IBM’s new integrated development environment for real-time, high performance analytics, available on IBM Cloud, called the Data Science Experience, is aimed at helping to blend emerging data technologies and machine learning into existing architectures.
According to IBM, the Data Science Experience is a first-of-a kind cloud development environment to help data scientists break down language barriers by consolidating multiple open source tools and enabling them to collaborate with others to get applications into production faster. It brings people together along with content, data, models, and open source tools from IBM and others including H20 Libraries, RStudio, Python and Notebooks in a single environment.
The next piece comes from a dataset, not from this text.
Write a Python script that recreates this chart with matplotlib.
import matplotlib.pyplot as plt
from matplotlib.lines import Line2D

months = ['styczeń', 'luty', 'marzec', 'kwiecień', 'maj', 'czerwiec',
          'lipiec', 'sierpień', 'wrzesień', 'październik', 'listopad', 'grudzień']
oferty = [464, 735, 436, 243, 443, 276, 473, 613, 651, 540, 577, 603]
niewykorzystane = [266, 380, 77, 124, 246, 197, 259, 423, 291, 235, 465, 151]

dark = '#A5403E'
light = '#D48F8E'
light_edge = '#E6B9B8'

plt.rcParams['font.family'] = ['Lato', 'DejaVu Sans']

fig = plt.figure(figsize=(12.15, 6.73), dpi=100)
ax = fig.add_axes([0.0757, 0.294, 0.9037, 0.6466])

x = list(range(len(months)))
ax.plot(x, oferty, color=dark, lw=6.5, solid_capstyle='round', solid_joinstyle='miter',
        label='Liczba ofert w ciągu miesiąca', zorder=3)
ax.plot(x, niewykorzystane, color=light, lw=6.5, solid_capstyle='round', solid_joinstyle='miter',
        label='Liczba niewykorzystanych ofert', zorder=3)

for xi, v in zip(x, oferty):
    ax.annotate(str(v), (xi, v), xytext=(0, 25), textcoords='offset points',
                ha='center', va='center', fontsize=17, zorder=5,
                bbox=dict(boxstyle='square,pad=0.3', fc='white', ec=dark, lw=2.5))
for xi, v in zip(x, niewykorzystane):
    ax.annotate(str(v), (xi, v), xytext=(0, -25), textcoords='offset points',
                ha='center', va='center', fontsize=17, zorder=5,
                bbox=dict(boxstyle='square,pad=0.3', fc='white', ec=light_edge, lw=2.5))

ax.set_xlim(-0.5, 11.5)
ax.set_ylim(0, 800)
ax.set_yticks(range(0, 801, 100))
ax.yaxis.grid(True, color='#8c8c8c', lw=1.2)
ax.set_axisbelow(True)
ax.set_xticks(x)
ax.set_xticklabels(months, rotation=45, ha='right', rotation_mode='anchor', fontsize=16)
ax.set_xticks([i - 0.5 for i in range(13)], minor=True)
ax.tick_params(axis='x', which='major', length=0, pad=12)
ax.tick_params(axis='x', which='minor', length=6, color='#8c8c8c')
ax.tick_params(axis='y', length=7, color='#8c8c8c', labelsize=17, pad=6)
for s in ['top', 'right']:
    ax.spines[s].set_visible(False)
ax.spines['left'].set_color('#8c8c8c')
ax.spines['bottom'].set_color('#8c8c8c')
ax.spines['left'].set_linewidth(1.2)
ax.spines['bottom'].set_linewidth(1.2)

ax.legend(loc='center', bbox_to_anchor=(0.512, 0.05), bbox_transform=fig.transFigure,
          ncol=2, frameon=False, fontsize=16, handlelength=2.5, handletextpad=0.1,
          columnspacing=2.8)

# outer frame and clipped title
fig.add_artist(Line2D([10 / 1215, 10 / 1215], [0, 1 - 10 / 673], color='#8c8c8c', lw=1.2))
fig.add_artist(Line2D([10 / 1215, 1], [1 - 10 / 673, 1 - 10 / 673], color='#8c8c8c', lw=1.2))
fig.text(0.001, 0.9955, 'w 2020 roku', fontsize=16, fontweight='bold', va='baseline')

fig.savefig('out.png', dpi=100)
Data Science Experience includes capabilities of IBM’s Data Scientist Workbench - which has more than 7,000 reistered users to date. This includes built-in connectivity to multiple data sources, big data integrated data sourcing and refining, and access to big data engines.
IBM is also extending the speed and agility of Spark to more than two million members of the R community through new contributions to Spark R and SystemML, enabling data scientists who work in R to be able to apply new insights faster and help drive analytics across the business.
“With Apache Spark, we see an opportunity to drive significant innovation into the community to benefit data engineers, data scientists, and application developers,” said Bob Picciano, SVP, IBM Analytics. “Our IBM Analytics platform is designed for blending those new technologies and solutions into existing architectures.
IBM says it has built Spark into the core of more than 50 of its analytics and commerce platforms including IBM BigInsights for Apache Hadoop, IBM Analytics on Apache Spark, Spark with Power Systems, Watson Analytics, SPSS Modeler and IBM Stream Computing. IBM also open-sourced its IBM SystemML machine learning technology to advance Spark’s machine learning capabilities.